White Space and the DOM

MSXML 5.0 SDK

Microsoft XML Core Services (MSXML) 5.0 for Microsoft Office - DOM Developer's Guide

White Space and the DOM

To achieve maximum performance, when a text file is opened with the xmlDoc.load or xmlDoc.loadXML methods (where xmlDoc is an XML DOM document), the parser strips most white space from the file unless specifically directed otherwise; the parser notes within each node whether one or more spaces, tabs, newlines, or carriage returns follow the node in the text by setting a flag.

As a result, a node in an XML DOM document "knows" that at least one occurrence of white space follows or precedes it, but does not know exactly how much white space there was. This method is efficient, reducing both the size of each XML file and the number of calculations required to redisplay the XML in a browser.

However, because this information is lost, an XML document stored in this manner can lose formatting information. Tabs, in particular, can be lost because they are not formally recognized in the default mode as anything but white space.

XSL Transformations (XSLT) uses the XML Document Object Model (DOM), not the source document, to guide its transformation. Because the white space has already been stripped to process the XML into the DOM, white space characters are lost even before the transformation takes place. Most of the XSLT-related methods for specifying white space in the source data document or style sheets are applied too late to make a difference in formatting.

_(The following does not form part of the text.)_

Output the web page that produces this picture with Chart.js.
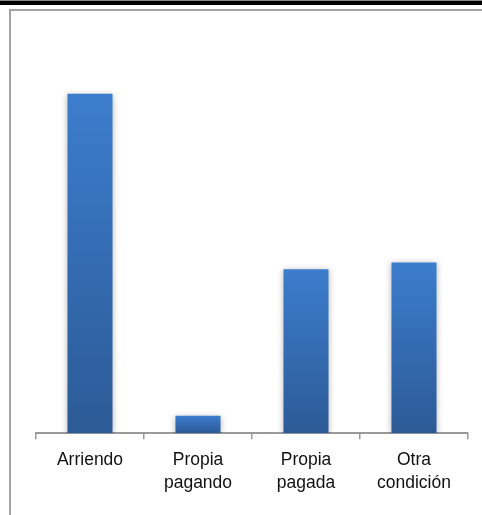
<!DOCTYPE html>
<html>
<head>
<meta charset="utf-8">
<script src="https://cdn.jsdelivr.net/npm/chart.js@4/dist/chart.umd.min.js"></script>
<style>
  html, body { margin: 0; padding: 0; background: #fff; overflow: hidden; }
  #page { position: relative; width: 482px; height: 515px; }
  #topbar { position: absolute; left: 0; top: 0; width: 482px; height: 5px; background: #000; border-top: 1px solid #888; box-sizing: border-box; }
  #frame { position: absolute; left: 9px; top: 9px; width: 490px; height: 520px; border-left: 2px solid #a3a3a3; border-top: 2px solid #a3a3a3; }
  #wrap { position: absolute; left: 0; top: 0; width: 482px; height: 515px; }
</style>
</head>
<body>
<div id="page">
  <div id="topbar"></div>
  <div id="frame"></div>
  <div id="wrap"><canvas id="chart"></canvas></div>
</div>
<script>
// Tenencia de la vivienda (%)
const categories = [['Arriendo'], ['Propia', 'pagando'], ['Propia', 'pagada'], ['Otra', 'condición']];
const values = [49.1, 2.5, 23.7, 24.7];

// soft drop shadow behind the bars
const barShadow = {
    id: 'barShadow',
    beforeDatasetsDraw(chart) {
        const ctx = chart.ctx;
        ctx.save();
        ctx.shadowColor = 'rgba(0, 0, 0, 0.28)';
        ctx.shadowBlur = 6;
        ctx.shadowOffsetX = 0;
        ctx.shadowOffsetY = 1;
    },
    afterDatasetsDraw(chart) {
        chart.ctx.restore();
    }
};

const ctx = document.getElementById('chart').getContext('2d');
new Chart(ctx, {
    type: 'bar',
    data: {
        labels: categories,
        datasets: [{
            data: values,
            backgroundColor: c => {
                const chart = c.chart;
                const area = chart.chartArea;
                if (!area || c.raw === undefined) return '#3570b8';
                const top = chart.scales.y.getPixelForValue(c.raw);
                const g = chart.ctx.createLinearGradient(0, top, 0, area.bottom);
                g.addColorStop(0, '#3c7dcd');
                g.addColorStop(1, '#2c5a96');
                return g;
            },
            borderWidth: 0,
            barPercentage: 0.417,
            categoryPercentage: 1.0
        }]
    },
    options: {
        responsive: true,
        maintainAspectRatio: false,
        animation: false,
        layout: { padding: { top: 53, left: 36, right: 14, bottom: 10 } },
        plugins: {
            legend: { display: false },
            title: { display: false },
            tooltip: { enabled: false }
        },
        scales: {
            y: {
                display: false,
                min: 0,
                max: 55
            },
            x: {
                offset: true,
                grid: {
                    display: true,
                    offset: true,
                    drawOnChartArea: false,
                    drawTicks: true,
                    tickLength: 6,
                    color: '#9a9a9a',
                    lineWidth: 1.5
                },
                border: { display: true, color: '#9a9a9a', width: 2 },
                ticks: {
                    color: '#111',
                    padding: 10,
                    maxRotation: 0,
                    font: { family: 'Liberation Sans', size: 17.5, lineHeight: 1.31 }
                }
            }
        }
    },
    plugins: [barShadow]
});
</script>
</body>
</html>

The preserveWhiteSpace property tells the XML parser whether or not to convert white space from the initial source file that acts against the XML DOM. If explicitly set (the default is False), it must always be set prior to loading a file; otherwise, the default is to strip white space characters and reduce the file to the smallest possible stream. When preserveWhiteSpace is set to True, the XML document retains all of the characters within the file when converted into a DOM.

If you set the preserveWhiteSpace property from True to False then back to True for a given DOM document, the spaces will not reappear—setting the property to False actually removes the space from the DOM, which cannot reconstruct it.

If you are working with XML as a data format streamed to some other process, disable preserveWhiteSpace by setting it, or allowing it to default, to False. If retaining positional information is important, for example, in conversions to non-XML formats like tab-separated data, set preserveWhiteSpace to True. Be aware this option increases the number of characters and places more demands on the browser.